>>>>

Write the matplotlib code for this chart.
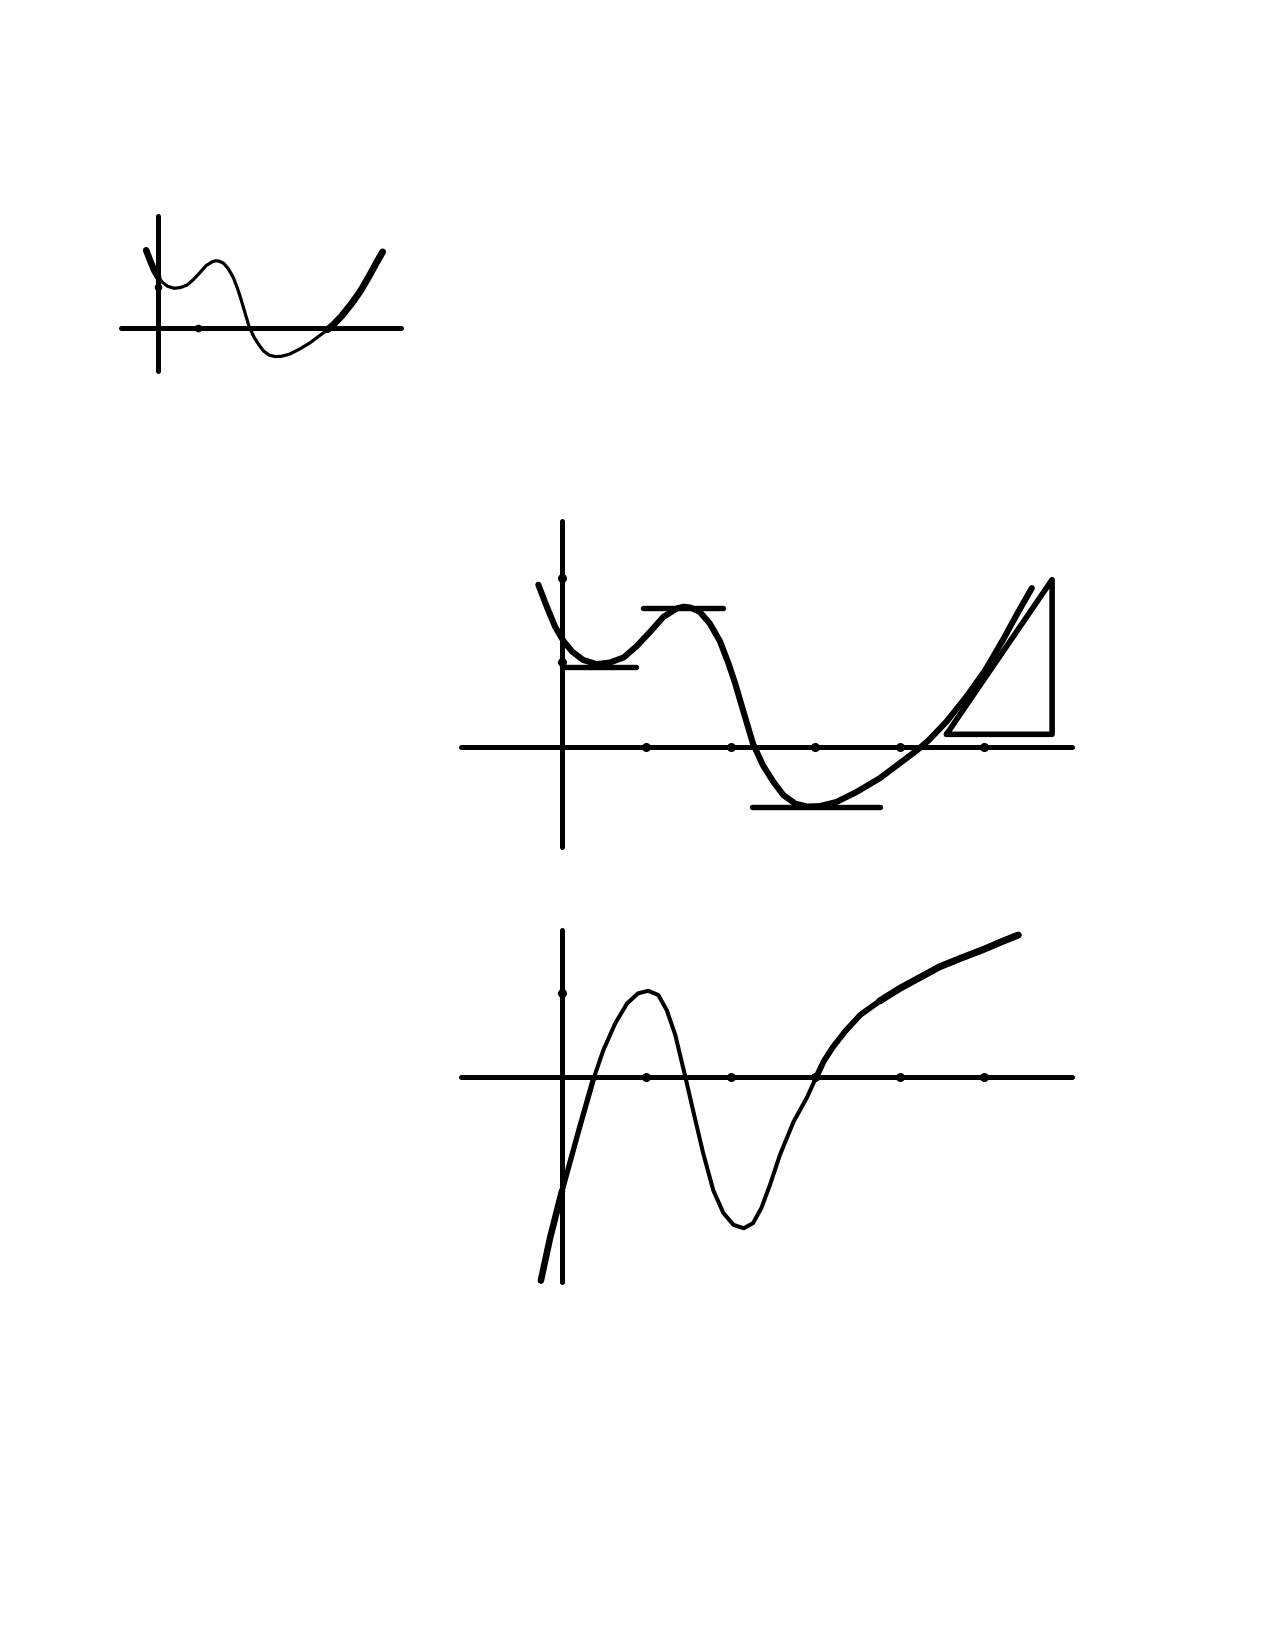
import numpy as np
import matplotlib
matplotlib.use("Agg")
import matplotlib.pyplot as plt

# f(x) (units = tick spacing)
f_x = [-0.28, -0.18, -0.08, 0.02, 0.12, 0.25, 0.41, 0.57, 0.73, 0.88, 1.04, 1.2,
       1.36, 1.44, 1.52, 1.63, 1.75, 1.87, 1.97, 2.05, 2.15, 2.26, 2.38, 2.5,
       2.62, 2.76, 2.9, 3.05, 3.25, 3.49, 3.76, 4.0, 4.2, 4.34, 4.55, 4.79,
       5.01, 5.22, 5.4, 5.56]
f_y = [1.92, 1.66, 1.42, 1.25, 1.13, 1.03, 0.98, 1.0, 1.06, 1.19, 1.36, 1.54,
       1.64, 1.66, 1.65, 1.6, 1.46, 1.25, 0.99, 0.75, 0.41, 0.04, -0.22, -0.41,
       -0.57, -0.67, -0.705, -0.7, -0.65, -0.53, -0.37, -0.19, -0.04, 0.08, 0.3, 0.6,
       0.91, 1.27, 1.6, 1.88]

# f'(x)
df_x = [-0.25, -0.14, 0.0, 0.21, 0.37, 0.49, 0.63, 0.77, 0.9, 1.02, 1.14, 1.24,
        1.34, 1.46, 1.55, 1.67, 1.79, 1.91, 2.03, 2.15, 2.26, 2.36, 2.46, 2.58,
        2.74, 2.9, 3.0, 3.1, 3.21, 3.36, 3.53, 3.76, 4.0, 4.24, 4.47, 4.73, 4.99, 5.2, 5.4]
df_y = [-2.41, -1.9, -1.35, -0.59, -0.03, 0.32, 0.635, 0.87, 0.99, 1.02, 0.97, 0.79,
        0.5, 0.0, -0.39, -0.9, -1.34, -1.61, -1.75, -1.79, -1.73, -1.55, -1.28, -0.92,
        -0.53, -0.24, -0.02, 0.19, 0.36, 0.55, 0.735, 0.9, 1.05, 1.18, 1.305, 1.41, 1.51, 1.6, 1.68]

# horizontal tangents at the turning points of f
tan_x0 = [0.0, 0.96, 2.245]
tan_x1 = [0.88, 1.91, 3.76]
tan_y = [0.95, 1.65, -0.705]

# slope triangle
tri_x = [4.55, 5.8, 5.8, 4.55]
tri_y = [0.15, 0.15, 1.98, 0.15]

W, H = 1275, 1651
fig = plt.figure(figsize=(W / 100, H / 100), dpi=100)
fig.patch.set_facecolor("white")


def make_axes(ox, oy, unit, xlim, ylim):
    left = ox + xlim[0] * unit
    right = ox + xlim[1] * unit
    top = oy - ylim[1] * unit
    bottom = oy - ylim[0] * unit
    ax = fig.add_axes([left / W, 1 - bottom / H, (right - left) / W, (bottom - top) / H])
    ax.set_xlim(xlim)
    ax.set_ylim(ylim)
    ax.axis("off")
    return ax


def draw_axes(ax, xr, yr, xticks, yticks, lw, ms):
    kw = dict(color="black", lw=lw, solid_capstyle="round")
    ax.plot(xr, [0, 0], **kw)
    ax.plot([0, 0], yr, **kw)
    ax.plot(xticks, [0] * len(xticks), "o", color="black", ms=ms)
    ax.plot([0] * len(yticks), yticks, "o", color="black", ms=ms)


fx = np.array(f_x)
fy = np.array(f_y)
dx = np.array(df_x)
dy = np.array(df_y)
line = dict(color="black", solid_capstyle="round", solid_joinstyle="round")

# small sketch at the top
ax1 = make_axes(157.5, 328, 40.5, (-1.2, 6.3), (-1.3, 3.0))
draw_axes(ax1, [-0.9, 6.0], [-1.06, 2.77], [1], [1], 3.6, 4.5)
ax1.plot(fx, fy, lw=2.3, **line)
m = fx <= 0.02
ax1.plot(fx[m], fy[m], lw=4.7, **line)
m = fx >= 4.2
ax1.plot(fx[m], fy[m], lw=4.9, **line)

# f with tangents and slope triangle
ax2 = make_axes(562, 747, 84.5, (-1.4, 6.3), (-1.5, 2.9))
draw_axes(ax2, [-1.2, 6.03], [-1.18, 2.67], [1, 2, 3, 4, 5], [1, 2], 3.6, 5.5)
ax2.plot(fx, fy, lw=4.4, **line)
for x0, x1, y in zip(tan_x0, tan_x1, tan_y):
    ax2.plot([x0, x1], [y, y], lw=3.9, **line)
ax2.plot(tri_x, tri_y, lw=4.0, **line)

# derivative sketch
ax3 = make_axes(562, 1077, 84.5, (-1.4, 6.3), (-2.6, 1.9))
draw_axes(ax3, [-1.2, 6.03], [-2.43, 1.74], [1, 2, 3, 4, 5], [1], 3.6, 5.5)
ax3.plot(dx, dy, lw=2.9, **line)
m = dx <= 0.37
ax3.plot(dx[m], dy[m], lw=3.8, **line)
m = dx <= 0.0
ax3.plot(dx[m], dy[m], lw=4.7, **line)
m = dx >= 3.0
ax3.plot(dx[m], dy[m], lw=4.2, **line)
m = dx >= 3.76
ax3.plot(dx[m], dy[m], lw=5.0, **line)

fig.savefig("out.png", dpi=100, facecolor="white")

<<<<

Description of the task: Reproduce exactly the run of lines that opens the listing and closes with the line holding "0.91, 1.27, 1.6, 1.88]". Pictures are excluded.

Response for this exercise:
Write the matplotlib code for this chart.
import numpy as np
import matplotlib
matplotlib.use("Agg")
import matplotlib.pyplot as plt

# f(x) (units = tick spacing)
f_x = [-0.28, -0.18, -0.08, 0.02, 0.12, 0.25, 0.41, 0.57, 0.73, 0.88, 1.04, 1.2,
       1.36, 1.44, 1.52, 1.63, 1.75, 1.87, 1.97, 2.05, 2.15, 2.26, 2.38, 2.5,
       2.62, 2.76, 2.9, 3.05, 3.25, 3.49, 3.76, 4.0, 4.2, 4.34, 4.55, 4.79,
       5.01, 5.22, 5.4, 5.56]
f_y = [1.92, 1.66, 1.42, 1.25, 1.13, 1.03, 0.98, 1.0, 1.06, 1.19, 1.36, 1.54,
       1.64, 1.66, 1.65, 1.6, 1.46, 1.25, 0.99, 0.75, 0.41, 0.04, -0.22, -0.41,
       -0.57, -0.67, -0.705, -0.7, -0.65, -0.53, -0.37, -0.19, -0.04, 0.08, 0.3, 0.6,
       0.91, 1.27, 1.6, 1.88]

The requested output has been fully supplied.